All of the material below is to be returned exactly.

··· Material for the task

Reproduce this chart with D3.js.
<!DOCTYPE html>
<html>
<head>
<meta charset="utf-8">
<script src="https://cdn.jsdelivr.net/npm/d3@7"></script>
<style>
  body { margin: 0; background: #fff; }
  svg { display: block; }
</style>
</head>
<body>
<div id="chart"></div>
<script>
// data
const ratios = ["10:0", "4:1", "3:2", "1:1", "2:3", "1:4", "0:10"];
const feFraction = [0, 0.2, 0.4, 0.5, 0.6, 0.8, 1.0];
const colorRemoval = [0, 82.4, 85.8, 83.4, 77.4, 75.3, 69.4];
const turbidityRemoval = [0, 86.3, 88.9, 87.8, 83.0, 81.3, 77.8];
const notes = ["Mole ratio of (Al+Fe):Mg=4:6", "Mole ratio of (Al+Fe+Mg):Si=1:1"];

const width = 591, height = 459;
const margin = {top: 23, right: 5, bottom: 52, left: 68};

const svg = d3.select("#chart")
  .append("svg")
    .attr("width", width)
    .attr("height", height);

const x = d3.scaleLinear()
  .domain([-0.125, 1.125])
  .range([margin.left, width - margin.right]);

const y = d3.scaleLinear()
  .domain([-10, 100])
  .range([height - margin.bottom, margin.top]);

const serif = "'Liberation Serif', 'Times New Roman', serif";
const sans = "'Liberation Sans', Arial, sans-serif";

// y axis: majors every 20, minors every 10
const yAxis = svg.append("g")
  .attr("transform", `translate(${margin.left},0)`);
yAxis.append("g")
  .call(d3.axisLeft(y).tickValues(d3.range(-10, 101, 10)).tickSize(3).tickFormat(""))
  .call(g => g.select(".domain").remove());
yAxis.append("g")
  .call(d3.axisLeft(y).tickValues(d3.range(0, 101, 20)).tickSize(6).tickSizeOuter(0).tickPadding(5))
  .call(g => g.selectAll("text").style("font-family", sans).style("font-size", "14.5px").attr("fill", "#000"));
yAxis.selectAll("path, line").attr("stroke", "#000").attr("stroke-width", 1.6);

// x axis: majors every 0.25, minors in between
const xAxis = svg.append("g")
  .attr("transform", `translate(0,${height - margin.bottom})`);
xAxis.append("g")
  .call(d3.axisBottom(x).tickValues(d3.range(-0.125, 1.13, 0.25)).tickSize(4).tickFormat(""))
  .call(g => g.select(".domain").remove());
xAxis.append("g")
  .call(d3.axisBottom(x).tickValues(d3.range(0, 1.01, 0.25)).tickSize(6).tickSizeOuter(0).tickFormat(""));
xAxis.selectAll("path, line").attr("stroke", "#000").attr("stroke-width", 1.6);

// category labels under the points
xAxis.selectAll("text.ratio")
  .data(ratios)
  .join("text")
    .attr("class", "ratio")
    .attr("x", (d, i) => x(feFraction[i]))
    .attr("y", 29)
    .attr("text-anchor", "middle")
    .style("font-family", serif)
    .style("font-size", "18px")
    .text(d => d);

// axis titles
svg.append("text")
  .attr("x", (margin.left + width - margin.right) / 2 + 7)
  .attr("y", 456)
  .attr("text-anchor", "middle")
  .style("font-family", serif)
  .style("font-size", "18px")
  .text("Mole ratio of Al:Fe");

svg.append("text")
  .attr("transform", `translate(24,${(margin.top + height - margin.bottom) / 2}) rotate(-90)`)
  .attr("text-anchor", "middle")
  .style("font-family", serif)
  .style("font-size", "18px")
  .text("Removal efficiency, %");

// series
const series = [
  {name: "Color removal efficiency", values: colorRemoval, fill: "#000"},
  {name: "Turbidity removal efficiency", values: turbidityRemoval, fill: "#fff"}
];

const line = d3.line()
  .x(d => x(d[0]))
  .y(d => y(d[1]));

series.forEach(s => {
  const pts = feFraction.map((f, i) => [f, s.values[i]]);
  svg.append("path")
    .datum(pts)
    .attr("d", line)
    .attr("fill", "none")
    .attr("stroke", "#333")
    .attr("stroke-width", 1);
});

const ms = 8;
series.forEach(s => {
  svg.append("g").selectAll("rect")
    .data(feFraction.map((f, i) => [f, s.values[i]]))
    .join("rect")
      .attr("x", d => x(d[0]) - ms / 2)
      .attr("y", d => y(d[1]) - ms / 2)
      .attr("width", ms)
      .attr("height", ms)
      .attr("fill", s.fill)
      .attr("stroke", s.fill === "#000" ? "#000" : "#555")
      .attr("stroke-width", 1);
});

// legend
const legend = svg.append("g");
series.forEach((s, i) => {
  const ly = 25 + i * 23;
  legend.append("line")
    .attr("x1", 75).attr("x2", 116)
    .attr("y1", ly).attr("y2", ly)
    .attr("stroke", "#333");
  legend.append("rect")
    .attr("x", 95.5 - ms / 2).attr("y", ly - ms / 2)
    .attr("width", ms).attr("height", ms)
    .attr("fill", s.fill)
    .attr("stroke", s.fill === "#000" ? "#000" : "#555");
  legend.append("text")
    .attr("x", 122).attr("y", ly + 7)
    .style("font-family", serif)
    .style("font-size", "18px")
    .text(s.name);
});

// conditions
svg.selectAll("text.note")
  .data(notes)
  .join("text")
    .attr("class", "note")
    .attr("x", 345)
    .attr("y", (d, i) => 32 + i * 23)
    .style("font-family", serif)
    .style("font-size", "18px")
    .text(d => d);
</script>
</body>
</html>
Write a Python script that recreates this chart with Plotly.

······

Answer for the task:
Reproduce this chart with D3.js.
<!DOCTYPE html>
<html>
<head>
<meta charset="utf-8">
<script src="https://cdn.jsdelivr.net/npm/d3@7"></script>
<style>
  body { margin: 0; background: #fff; }
  svg { display: block; }
</style>
</head>
<body>
<div id="chart"></div>
<script>
// data
const ratios = ["10:0", "4:1", "3:2", "1:1", "2:3", "1:4", "0:10"];
const feFraction = [0, 0.2, 0.4, 0.5, 0.6, 0.8, 1.0];
const colorRemoval = [0, 82.4, 85.8, 83.4, 77.4, 75.3, 69.4];
const turbidityRemoval = [0, 86.3, 88.9, 87.8, 83.0, 81.3, 77.8];
const notes = ["Mole ratio of (Al+Fe):Mg=4:6", "Mole ratio of (Al+Fe+Mg):Si=1:1"];

const width = 591, height = 459;
const margin = {top: 23, right: 5, bottom: 52, left: 68};

const svg = d3.select("#chart")
  .append("svg")
    .attr("width", width)
    .attr("height", height);

const x = d3.scaleLinear()
  .domain([-0.125, 1.125])
  .range([margin.left, width - margin.right]);

const y = d3.scaleLinear()
  .domain([-10, 100])
  .range([height - margin.bottom, margin.top]);

const serif = "'Liberation Serif', 'Times New Roman', serif";
const sans = "'Liberation Sans', Arial, sans-serif";

// y axis: majors every 20, minors every 10
const yAxis = svg.append("g")
  .attr("transform", `translate(${margin.left},0)`);
yAxis.append("g")
  .call(d3.axisLeft(y).tickValues(d3.range(-10, 101, 10)).tickSize(3).tickFormat(""))
  .call(g => g.select(".domain").remove());
yAxis.append("g")
  .call(d3.axisLeft(y).tickValues(d3.range(0, 101, 20)).tickSize(6).tickSizeOuter(0).tickPadding(5))
  .call(g => g.selectAll("text").style("font-family", sans).style("font-size", "14.5px").attr("fill", "#000"));
yAxis.selectAll("path, line").attr("stroke", "#000").attr("stroke-width", 1.6);

// x axis: majors every 0.25, minors in between
const xAxis = svg.append("g")
  .attr("transform", `translate(0,${height - margin.bottom})`);
xAxis.append("g")
  .call(d3.axisBottom(x).tickValues(d3.range(-0.125, 1.13, 0.25)).tickSize(4).tickFormat(""))
  .call(g => g.select(".domain").remove());
xAxis.append("g")
  .call(d3.axisBottom(x).tickValues(d3.range(0, 1.01, 0.25)).tickSize(6).tickSizeOuter(0).tickFormat(""));
xAxis.selectAll("path, line").attr("stroke", "#000").attr("stroke-width", 1.6);

// category labels under the points
xAxis.selectAll("text.ratio")
  .data(ratios)
  .join("text")
    .attr("class", "ratio")
    .attr("x", (d, i) => x(feFraction[i]))
    .attr("y", 29)
    .attr("text-anchor", "middle")
    .style("font-family", serif)
    .style("font-size", "18px")
    .text(d => d);

// axis titles
svg.append("text")
  .attr("x", (margin.left + width - margin.right) / 2 + 7)
  .attr("y", 456)
  .attr("text-anchor", "middle")
  .style("font-family", serif)
  .style("font-size", "18px")
  .text("Mole ratio of Al:Fe");

svg.append("text")
  .attr("transform", `translate(24,${(margin.top + height - margin.bottom) / 2}) rotate(-90)`)
  .attr("text-anchor", "middle")
  .style("font-family", serif)
  .style("font-size", "18px")
  .text("Removal efficiency, %");

// series
const series = [
  {name: "Color removal efficiency", values: colorRemoval, fill: "#000"},
  {name: "Turbidity removal efficiency", values: turbidityRemoval, fill: "#fff"}
];

const line = d3.line()
  .x(d => x(d[0]))
  .y(d => y(d[1]));

series.forEach(s => {
  const pts = feFraction.map((f, i) => [f, s.values[i]]);
  svg.append("path")
    .datum(pts)
    .attr("d", line)
    .attr("fill", "none")
    .attr("stroke", "#333")
    .attr("stroke-width", 1);
});

const ms = 8;
series.forEach(s => {
  svg.append("g").selectAll("rect")
    .data(feFraction.map((f, i) => [f, s.values[i]]))
    .join("rect")
      .attr("x", d => x(d[0]) - ms / 2)
      .attr("y", d => y(d[1]) - ms / 2)
      .attr("width", ms)
      .attr("height", ms)
      .attr("fill", s.fill)
      .attr("stroke", s.fill === "#000" ? "#000" : "#555")
      .attr("stroke-width", 1);
});

// legend
const legend = svg.append("g");
series.forEach((s, i) => {
  const ly = 25 + i * 23;
  legend.append("line")
    .attr("x1", 75).attr("x2", 116)
    .attr("y1", ly).attr("y2", ly)
    .attr("stroke", "#333");
  legend.append("rect")
    .attr("x", 95.5 - ms / 2).attr("y", ly - ms / 2)
    .attr("width", ms).attr("height", ms)
    .attr("fill", s.fill)
    .attr("stroke", s.fill === "#000" ? "#000" : "#555");
  legend.append("text")
    .attr("x", 122).attr("y", ly + 7)
    .style("font-family", serif)
    .style("font-size", "18px")
    .text(s.name);
});

// conditions
svg.selectAll("text.note")
  .data(notes)
  .join("text")
    .attr("class", "note")
    .attr("x", 345)
    .attr("y", (d, i) => 32 + i * 23)
    .style("font-family", serif)
    .style("font-size", "18px")
    .text(d => d);
</script>
</body>
</html>
Write a Python script that recreates this chart with Plotly.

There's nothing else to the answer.